Il concetto della quarta rivoluzione industriale ha ormai fatto breccia nel mondo dei manager e delle istituzioni. La consapevolezza dei cambiamenti che saranno innescati dalla massiccia digitalizzazione degli impianti di produzione, e delle opportunità e dei rischi che questo processo comporterà, sono a oggi ben chiari. Ciò che lo è meno, però, nella consapevolezza dei vertici aziendali, è capire come effettivamente questo vento di cambiamento possa essere cavalcato per ottenere dei vantaggi nel proprio business. In altri termini, un passo importante – quello più strettamente “culturale” – può a questo punto considerarsi compiuto. Ma per sposare in pieno l’innovazione ne mancano altri, più improntati alla pratica, senza i quali si rimane ancora in una terra di mezzo in cui si comprendono le opportunità ma si rimane bloccati dalla paura dei rischi o dall’inesperienza. E’ questo il quadro che emerge dalla ricerca di Deloitte Global “The fourth industrial devolution is here – Are you ready?” presentata nei giorni scorsi a Davos dalla società di consulenza, e realizzata su un campione di 1.600 executives in 19 Paesi nel mondo.
“Il rapido avanzare delle tecnologie di industria 4.0 sta portando cambiamenti sociali importanti, in combinazione con altri fattori come la connettività globale e i mutamenti demografici in atto – spiega Punit Renjen, Ceo di Deloitte Global – quello attuale è un tempo di grandi opportunità, ma anche di grandi rischi.
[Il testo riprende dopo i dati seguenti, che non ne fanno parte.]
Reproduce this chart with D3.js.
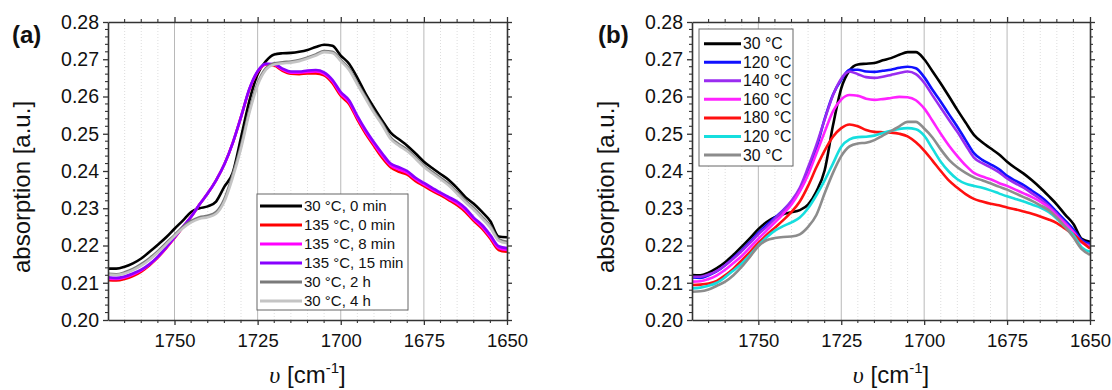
<!DOCTYPE html>
<html><head><meta charset="utf-8">
<script src="https://cdn.jsdelivr.net/npm/d3@7"></script>
<style>
body{margin:0;background:#fff}
svg{display:block}
text{font-family:"Liberation Sans",Arial,sans-serif;fill:#111}
</style>
</head><body>
<svg id="chart" width="1112" height="390"></svg>
<script>
// ---------- data ----------
const wavenumber = [1770,1767.5,1765,1762.5,1760,1757.5,1755,1752.5,1750,1747.5,1745,1742.5,1740,1737.5,1735,1732.5,1730,1727.5,1725,1722.5,1720,1717.5,1715,1712.5,1710,1707.5,1705,1702.5,1700,1697.5,1695,1692.5,1690,1687.5,1685,1682.5,1680,1677.5,1675,1672.5,1670,1667.5,1665,1662.5,1660,1657.5,1655,1652.5,1650];
const xTickValues = [1750,1725,1700,1675,1650];
const yTickValues = [0.20,0.21,0.22,0.23,0.24,0.25,0.26,0.27,0.28];

// panel (a)
const labelsA = ["30 °C, 0 min","135 °C, 0 min","135 °C, 8 min","135 °C, 15 min","30 °C, 2 h","30 °C, 4 h"];
const colorsA = ["#000000","#ff0000","#ff00ff","#8800ff","#7a7a7a","#c4c4c4"];
const a_30C_0min = [0.2138,0.2138,0.2143,0.2152,0.2165,0.2183,0.2202,0.2222,0.2245,0.2267,0.2290,0.2300,0.2305,0.2318,0.2358,0.2395,0.2490,0.2588,0.2660,0.2695,0.2713,0.2716,0.2717,0.2720,0.2725,0.2733,0.2739,0.2736,0.2710,0.2688,0.2650,0.2607,0.2570,0.2535,0.2503,0.2485,0.2468,0.2447,0.2425,0.2408,0.2392,0.2376,0.2354,0.2330,0.2312,0.2290,0.2265,0.2224,0.2222];
const a_135C_0min = [0.2107,0.2106,0.2110,0.2118,0.2130,0.2147,0.2168,0.2193,0.2220,0.2249,0.2277,0.2310,0.2340,0.2375,0.2418,0.2475,0.2545,0.2618,0.2666,0.2686,0.2683,0.2669,0.2661,0.2660,0.2662,0.2662,0.2657,0.2636,0.2602,0.2580,0.2538,0.2500,0.2467,0.2435,0.2410,0.2398,0.2390,0.2373,0.2360,0.2347,0.2335,0.2322,0.2308,0.2290,0.2266,0.2245,0.2218,0.2188,0.2183];
const a_135C_8min = [0.2111,0.2110,0.2114,0.2122,0.2133,0.2149,0.2169,0.2194,0.2221,0.2250,0.2277,0.2310,0.2340,0.2375,0.2418,0.2475,0.2545,0.2619,0.2667,0.2687,0.2685,0.2672,0.2664,0.2664,0.2666,0.2667,0.2661,0.2641,0.2607,0.2585,0.2543,0.2505,0.2472,0.2441,0.2415,0.2404,0.2395,0.2378,0.2364,0.2351,0.2339,0.2326,0.2313,0.2295,0.2271,0.2250,0.2223,0.2193,0.2188];
const a_135C_15min = [0.2115,0.2113,0.2117,0.2125,0.2135,0.2150,0.2170,0.2195,0.2222,0.2250,0.2277,0.2310,0.2340,0.2375,0.2418,0.2475,0.2545,0.2620,0.2668,0.2688,0.2687,0.2675,0.2667,0.2667,0.2670,0.2671,0.2665,0.2645,0.2612,0.2590,0.2548,0.2510,0.2477,0.2447,0.2420,0.2410,0.2400,0.2382,0.2368,0.2355,0.2342,0.2330,0.2318,0.2300,0.2275,0.2255,0.2228,0.2198,0.2193];
const a_30C_2h = [0.2124,0.2123,0.2128,0.2137,0.2150,0.2166,0.2185,0.2207,0.2228,0.2250,0.2266,0.2276,0.2280,0.2290,0.2325,0.2390,0.2468,0.2562,0.2635,0.2676,0.2689,0.2692,0.2694,0.2698,0.2705,0.2713,0.2722,0.2720,0.2698,0.2675,0.2636,0.2598,0.2560,0.2527,0.2490,0.2472,0.2457,0.2437,0.2415,0.2398,0.2382,0.2365,0.2343,0.2320,0.2300,0.2277,0.2252,0.2217,0.2210];
const a_30C_4h = [0.2122,0.2121,0.2125,0.2134,0.2146,0.2162,0.2181,0.2203,0.2225,0.2246,0.2262,0.2272,0.2276,0.2285,0.2318,0.2382,0.2460,0.2555,0.2630,0.2672,0.2686,0.2689,0.2691,0.2695,0.2702,0.2710,0.2719,0.2717,0.2695,0.2671,0.2632,0.2594,0.2556,0.2523,0.2486,0.2468,0.2453,0.2433,0.2411,0.2394,0.2378,0.2361,0.2339,0.2316,0.2296,0.2273,0.2248,0.2213,0.2206];

// panel (b)
const labelsB = ["30 °C","120 °C","140 °C","160 °C","180 °C","120 °C","30 °C"];
const colorsB = ["#000000","#1010ff","#9a2cf0","#ff22ff","#ff1010","#16dede","#8c8c8c"];
const b_30C = [0.2121,0.2120,0.2127,0.2139,0.2155,0.2175,0.2197,0.2220,0.2244,0.2263,0.2276,0.2284,0.2289,0.2295,0.2310,0.2345,0.2402,0.2522,0.2622,0.2670,0.2686,0.2688,0.2690,0.2697,0.2703,0.2712,0.2719,0.2719,0.2700,0.2668,0.2635,0.2600,0.2564,0.2530,0.2497,0.2477,0.2461,0.2445,0.2425,0.2408,0.2393,0.2375,0.2355,0.2333,0.2310,0.2283,0.2258,0.2218,0.2210];
const b_120C = [0.2114,0.2113,0.2120,0.2131,0.2147,0.2167,0.2187,0.2210,0.2234,0.2255,0.2275,0.2295,0.2318,0.2348,0.2395,0.2460,0.2540,0.2605,0.2645,0.2672,0.2672,0.2667,0.2666,0.2669,0.2672,0.2677,0.2680,0.2676,0.2652,0.2618,0.2586,0.2552,0.2519,0.2483,0.2448,0.2430,0.2418,0.2405,0.2387,0.2374,0.2362,0.2347,0.2332,0.2313,0.2290,0.2267,0.2243,0.2215,0.2205];
const b_140C = [0.2116,0.2116,0.2122,0.2132,0.2147,0.2165,0.2185,0.2207,0.2230,0.2250,0.2272,0.2294,0.2320,0.2355,0.2410,0.2470,0.2538,0.2603,0.2648,0.2667,0.2660,0.2652,0.2650,0.2653,0.2658,0.2663,0.2667,0.2660,0.2637,0.2603,0.2570,0.2537,0.2505,0.2470,0.2436,0.2421,0.2410,0.2397,0.2380,0.2367,0.2355,0.2340,0.2325,0.2307,0.2285,0.2262,0.2237,0.2210,0.2200];
const b_160C = [0.2103,0.2104,0.2110,0.2120,0.2135,0.2153,0.2172,0.2195,0.2218,0.2240,0.2262,0.2285,0.2310,0.2345,0.2390,0.2447,0.2505,0.2560,0.2592,0.2604,0.2602,0.2594,0.2591,0.2593,0.2596,0.2599,0.2598,0.2590,0.2568,0.2535,0.2500,0.2468,0.2440,0.2415,0.2395,0.2385,0.2378,0.2368,0.2360,0.2350,0.2340,0.2330,0.2318,0.2302,0.2280,0.2258,0.2235,0.2208,0.2197];
const b_180C = [0.2094,0.2095,0.2098,0.2105,0.2120,0.2138,0.2160,0.2183,0.2207,0.2228,0.2248,0.2268,0.2290,0.2318,0.2360,0.2410,0.2455,0.2492,0.2515,0.2525,0.2520,0.2510,0.2505,0.2504,0.2503,0.2500,0.2493,0.2477,0.2455,0.2428,0.2400,0.2374,0.2355,0.2338,0.2325,0.2318,0.2312,0.2308,0.2302,0.2297,0.2291,0.2285,0.2278,0.2270,0.2260,0.2245,0.2230,0.2210,0.2192];
const b_120C_back = [0.2085,0.2087,0.2092,0.2100,0.2115,0.2133,0.2152,0.2175,0.2200,0.2222,0.2240,0.2252,0.2262,0.2275,0.2300,0.2335,0.2375,0.2420,0.2465,0.2485,0.2491,0.2492,0.2495,0.2502,0.2508,0.2513,0.2515,0.2512,0.2495,0.2460,0.2425,0.2398,0.2378,0.2366,0.2360,0.2355,0.2348,0.2340,0.2332,0.2325,0.2318,0.2310,0.2302,0.2290,0.2272,0.2250,0.2228,0.2195,0.2183];
const b_30C_back = [0.2076,0.2077,0.2082,0.2092,0.2103,0.2120,0.2143,0.2170,0.2198,0.2214,0.2220,0.2223,0.2224,0.2230,0.2250,0.2282,0.2340,0.2395,0.2440,0.2466,0.2474,0.2476,0.2483,0.2495,0.2507,0.2520,0.2532,0.2532,0.2514,0.2490,0.2458,0.2430,0.2410,0.2395,0.2383,0.2375,0.2367,0.2358,0.2350,0.2340,0.2330,0.2320,0.2308,0.2295,0.2275,0.2250,0.2222,0.2190,0.2175];

const seriesA = [a_30C_0min,a_135C_0min,a_135C_8min,a_135C_15min,a_30C_2h,a_30C_4h];
const seriesB = [b_30C,b_120C,b_140C,b_160C,b_180C,b_120C_back,b_30C_back];

// ---------- drawing ----------
const svg = d3.select("#chart");
const plotTop = 22, plotBottom = 320;
const y = d3.scaleLinear().domain([0.20,0.28]).range([plotBottom, plotTop]);
const minorX = d3.range(1765, 1650, -5).filter(v => v % 25 !== 0);
const minorY = d3.range(0, 41).map(i => 0.20 + i*0.002).filter((v,i) => i % 5 !== 0);

function panel(left, right, series, labels, colors, tag, tagX, leg) {
  const x = d3.scaleLinear().domain([1770,1650]).range([left, right]);
  const g = svg.append("g");
  // grid
  g.append("g").selectAll("line").data(minorX).join("line")
    .attr("x1", d => x(d)).attr("x2", d => x(d)).attr("y1", plotTop).attr("y2", plotBottom)
    .attr("stroke", "#d4d4d4").attr("stroke-width", 0.8).attr("stroke-dasharray", "1,2");
  g.append("g").selectAll("line").data(xTickValues.filter(v => v !== 1650)).join("line")
    .attr("x1", d => x(d)).attr("x2", d => x(d)).attr("y1", plotTop).attr("y2", plotBottom)
    .attr("stroke", "#b8b8b8").attr("stroke-width", 1);
  // curves
  const line = d3.line().x((d,i) => x(wavenumber[i])).y(d => y(d)).curve(d3.curveMonotoneX);
  series.forEach((s, k) => {
    g.append("path").attr("d", line(s)).attr("fill", "none")
      .attr("stroke", colors[k]).attr("stroke-width", 2.6).attr("stroke-linejoin", "round");
  });
  // axes
  const axisStyle = fs => sel => {
    sel.select(".domain").attr("stroke", "#333").attr("stroke-width", 1.6);
    sel.selectAll(".tick line").attr("stroke", "#333").attr("stroke-width", 1.3);
    sel.selectAll("text").attr("font-size", fs).attr("fill", "#111")
      .style("font-family", '"Liberation Sans",Arial,sans-serif');
  };
  const fmt = d3.format(".2f");
  g.append("g").attr("transform", `translate(0,${plotBottom})`)
    .call(d3.axisBottom(x).tickValues(xTickValues).tickFormat(d3.format("d")).tickSize(5).tickPadding(9).tickSizeOuter(0))
    .call(axisStyle(18.5));
  g.append("g").attr("transform", `translate(0,${plotTop})`)
    .call(d3.axisTop(x).tickValues(xTickValues).tickFormat("").tickSize(5).tickSizeOuter(0))
    .call(axisStyle(18));
  g.append("g").attr("transform", `translate(${left},0)`)
    .call(d3.axisLeft(y).tickValues(yTickValues).tickFormat(fmt).tickSize(5).tickPadding(4).tickSizeOuter(0))
    .call(axisStyle(19.5));
  g.append("g").attr("transform", `translate(${right},0)`)
    .call(d3.axisRight(y).tickValues(yTickValues).tickFormat("").tickSize(5).tickSizeOuter(0))
    .call(axisStyle(18));
  // minor ticks
  const mt = (data, f) => g.append("g").selectAll("line").data(data).join("line").each(f)
    .attr("stroke", "#333").attr("stroke-width", 1.1);
  mt(minorX, function(d){ d3.select(this).attr("x1",x(d)).attr("x2",x(d)).attr("y1",plotBottom).attr("y2",plotBottom+3); });
  mt(minorX, function(d){ d3.select(this).attr("x1",x(d)).attr("x2",x(d)).attr("y1",plotTop).attr("y2",plotTop-3); });
  mt(minorY, function(d){ d3.select(this).attr("x1",left).attr("x2",left-3).attr("y1",y(d)).attr("y2",y(d)); });
  mt(minorY, function(d){ d3.select(this).attr("x1",right).attr("x2",right+3).attr("y1",y(d)).attr("y2",y(d)); });
  // axis labels
  g.append("text").attr("transform", `translate(${left-78},187) rotate(-90)`)
    .attr("text-anchor", "middle").attr("font-size", 24).text("absorption [a.u.]");
  const xl = g.append("text").attr("x", (left+right)/2).attr("y", 383)
    .attr("text-anchor", "middle").attr("font-size", 24);
  xl.append("tspan").style("font-family", '"Liberation Serif","Times New Roman",serif').attr("font-style", "italic").text("υ");
  xl.append("tspan").text(" [cm");
  xl.append("tspan").attr("font-size", 15).attr("dy", -10).text("-1");
  xl.append("tspan").attr("dy", 10).text("]");
  // panel tag
  g.append("text").attr("x", tagX).attr("y", 43).attr("font-size", 24).attr("font-weight", "bold").text(tag);
  // legend
  const lg = g.append("g");
  lg.append("rect").attr("x", leg.x).attr("y", leg.y).attr("width", leg.w).attr("height", leg.h)
    .attr("fill", "#fff").attr("stroke", "#666").attr("stroke-width", 1);
  labels.forEach((lab, k) => {
    const yy = leg.y0 + k*leg.dy;
    lg.append("line").attr("x1", leg.lx1).attr("x2", leg.lx2).attr("y1", yy).attr("y2", yy)
      .attr("stroke", colors[k]).attr("stroke-width", 3);
    lg.append("text").attr("x", leg.lx2 + 2).attr("y", yy).attr("dy", "0.35em")
      .attr("font-size", leg.fs).text(lab);
  });
}

panel(108, 507, seriesA, labelsA, colorsA, "(a)", 12,
  {x:257, y:194, w:151, h:116, y0:206, dy:19, lx1:260, lx2:302, fs:15});
panel(692, 1090, seriesB, labelsB, colorsB, "(b)", 598,
  {x:699, y:29, w:94, h:137, y0:43.7, dy:18.55, lx1:704, lx2:741, fs:15.8});
</script>
</body></html>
Abbiamo realizzato questo studio per capire meglio come i manager si stanno muovendo all’interno di questo cambiamento epocale, per scoprire come possano effettivamente influenzare il modo in cui la quarta rivoluzione industriale coinvolgerà le loro organizzazioni e più in generale la società”.
Quatto gli ambiti sui cui la ricerca di Deloitte si è concentrata: impatto sociale, strategia, talenti e forza lavoro, tecnologie, e tutte hanno portato alla luce una serie di contraddizioni tra potenzialità e strategie reali.
– L’impatto sociale di Industria 4.0
Dalle risposte dei manager emerge un clima di ottimismo rispetto al fatto che la quarta rivoluzione industrial contribuirà a “stabilizzare” la società del futuro, riducendo le diseguaglianze (87% del campione), mentre la nota negativa riguarda i dubbi sul ruolo che saprà ritagliarsi la loro azienda in questo scenario futuro: mano di uno su quattro degli intervistati confida nel fatto che la propria azienda riuscirà a giocare un ruolo di primo piano in settori come l’educazione, la sostenibilità o la mobilità sociale.
– Quali strategie per affrontare il cambiamento
La contraddizione emerge tra chi posiziona la propria azienda in una condizione di attesa e chi invece si muove andando incontro alla “rivoluzione”: un terzo confida nel fatto di essere in grado di “controllare” e accompagnare i cambiamenti, mentre il soltanto 14% ritiene che la propria organizzazione sia pronta. In più molti manager sono ancora focalizzati su logiche vecchie di sviluppo dei prodotti e aumento della produttività, e non stanno investendo abbastanza nello sviluppo di nuovi talenti e sui vantaggi che potrebbe portare per loro questa logica in termini di innovazione e di creazione di valore.
Lavoro e talenti: evoluzione o rivoluzione?
Dallo studio emerge che i manager spesso hanno poca fiducia nel fatto di avere nella propria squadra i giusti talenti per poter avere successo nell’Industria 4.0. Ma allo stesso tempo affermano di fare tutto il possibile per offrire ai lavoratori le competenze necessarie, pur non avendo il talento in cima alla propria scala di priorità. Per chi invece ha fatto la scelta di dare più spazio al talento, l’impegno è di immaginare novi ruoli che valorizzino le potenzialità dei singoli.
Tecnologie: vision di lungo periodo o risultati subito?
I manager hanno ben chiaro quanto sia necessario investire in tecnologie per farsi trovare pronti a Industry 4.0 immaginando nuovi business model. Ma allo stesso tempo hanno grandi difficoltà a indirizzare le aziende verso questo obiettivo, a causa di carenze interne di visione strategica e del fatto che vengano spesso privilegiati i progetti a breve termine. Spesso inoltre manda un vero e proprio “business case” forte, che possa convincere tutti della necessità di fare nuovi investimenti in tecnologie.
“Credo che chi avrà una vision più ampia e aperta del futuro riuscirà ad avere successo in questa nuova epoca – conclude Renjen – perché sarà in grado di vedere i punti di contatto tra business e necessità sociali, tra strategie innovative e risultati, tra produttività dei lavoratori e benessere delle persone, tra l’integrazione delle tecnologie esistenti e le soluzione completamente nuove”.